The conference theme was “Complexities” which is of course crucial with respect to newspapers as well and resonating in DH2019 at different levels. Two full panels were devoted to newspapers alone, there were at least three posters on newspapers and close to ten separate presentations on different aspects of newspapers at the conference. Also some scholars working on newspapers, but not present in Utrecht made a conscious effort to contribute:

Libraries, newspapers and methods – some insights from the conference

It was delightful that the relevance of libraries for newspaper projects was not forgotten at DH2019. Questions of copyright and bias were examined both in theory and in practice for example at the Digital Scholarship institute’s panel, “The Past, Present & Future of Digital Scholarship with Newspaper Collections” focusing on a new project called Living with Machines at the British Library. NewsEye took part in this panel through a presentation by Jean-Philippe Moreux. With respect to the panel, Melissa Terras noted on twitter that a visible change in DH is that people are now more critical towards questions of bias and data:

The same applies also to material aspects of print products. While text mining remains the main aspect of DH engagement with newspapers, questions of metadata and materiality are also taken seriously in many newspaper projects, including the NewsEye:

One of the Helsinki Computational History Group’s papers that links directly to NewsEye aims to take the questions of materiality to a next level devoting all of its time to this aspect when thinking about the evolution of newspapers as material products that become eventually distinct from newsbooks, pamphlets and books:

There was also discussion if this kind of take should be integrated in all newspaper projects:

The idea indeed is that this type of research should be done in a manner that is reusable and scalable to different datasets and projects as well. A lesson learned at the Oceanic exchanges project panel related directly to this desire for common methodology that needs to be more than just a wish:

For example, text reuse in newspapers (that is at the core of Oceanic exchanges -project) is something that can be applied across different datasets. This at the same time connects with the crucial question of data quality. Perhaps one of the most interesting recent developments within the NewsEye project is that the Transkribus engine designed for handwritten text recognition is producing wonderful improvements also with respect to printed newspaper material. Thus, checking out a poster about handwritten text recognition is becoming even more interesting for historians studying newspapers:

One very delightful aspect of digital research on newspapers is that data releases involving researchers are becoming more and more common parts of different projects. At least two newspaper related data releases were announced during the conference. One on ground truth data:

And another one on word embeddings:

Future prospects

In the future, contex should be taken seriously with respect to digitisation projects. Project planning still needs to improve though according to Andrew Prescott and others:

Meanwhile, collaboration is another key objective going forward. One of the great moments of the conference was Maud Ehrmann’s (who leads the Impresso newspaper project) comment that for interoperability with respect to newspapers the road to success is the collaboration between Impresso and NewsEye project:

For collaboration between libraries and researchers a new development was also launched and an “Inventory Researchers Wishlist on digitised newspapers” emerged on the last day of DH2019:

Working groups that unite across different countries should be used also for these undertakings. Newspapers don’t necessarily need a new working group in Dariah (although it would make sense at some level), because many related ones already exist. For example, a new bibliographical data group unites interests in research on newspapers: https://dariah-ae-2019.sciencesconf.org/261699/document and should be followed by relevant newspaper projects. 
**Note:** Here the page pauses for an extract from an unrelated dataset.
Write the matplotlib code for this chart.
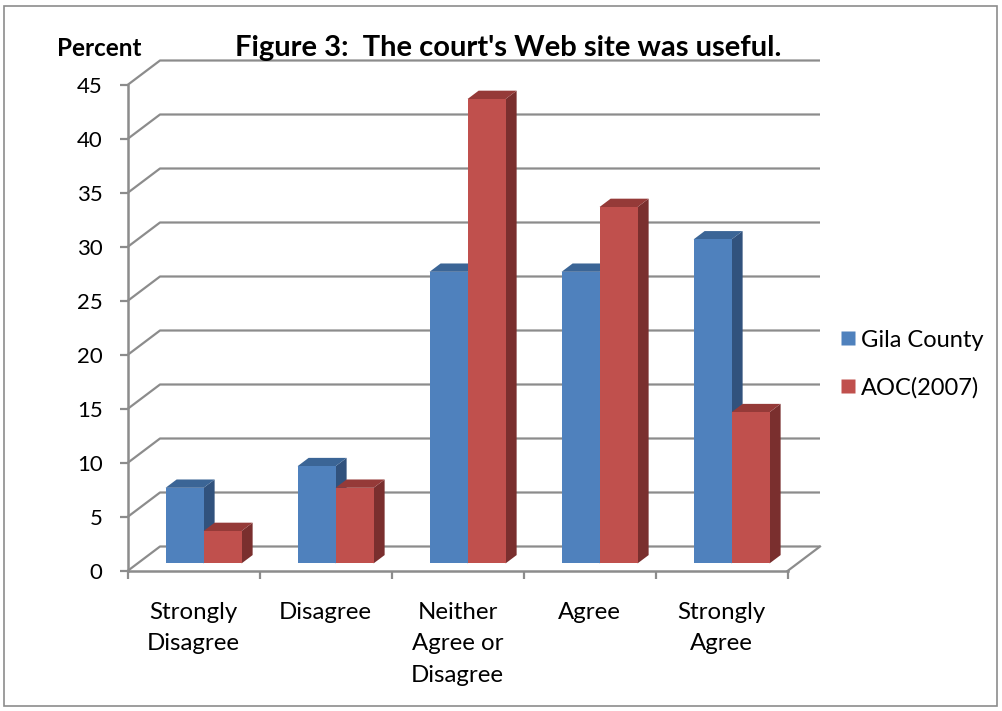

All of this points towards the fact that open science (or cross-project collaboration in general) is not easy and if the ecosystems aren’t built correctly, it can become a nuisance… But open science is the only way for a more effective work on large digitised historical corpora. This development can also be considered natural because work on newspapers combines memory organisations (different national libraries in particular) and researchers through necessity of working together. It is not only the researchers that have realised this but also library communities (in LIBER for example have been active on this front for some time).  

All in all, next time you hear someone complaining about bad OCR in newspapers, think of it as a gateway for realising the inevitable need to think about our work in digital humanities as a mutual process. If the projects remain isolated, we are not going to be able to do DH and impact humanities at large. There should also be incentives from the research funding perspective to encourage this cross-project collaboration to enable sustainability of successfully evolving projects in digital humanities.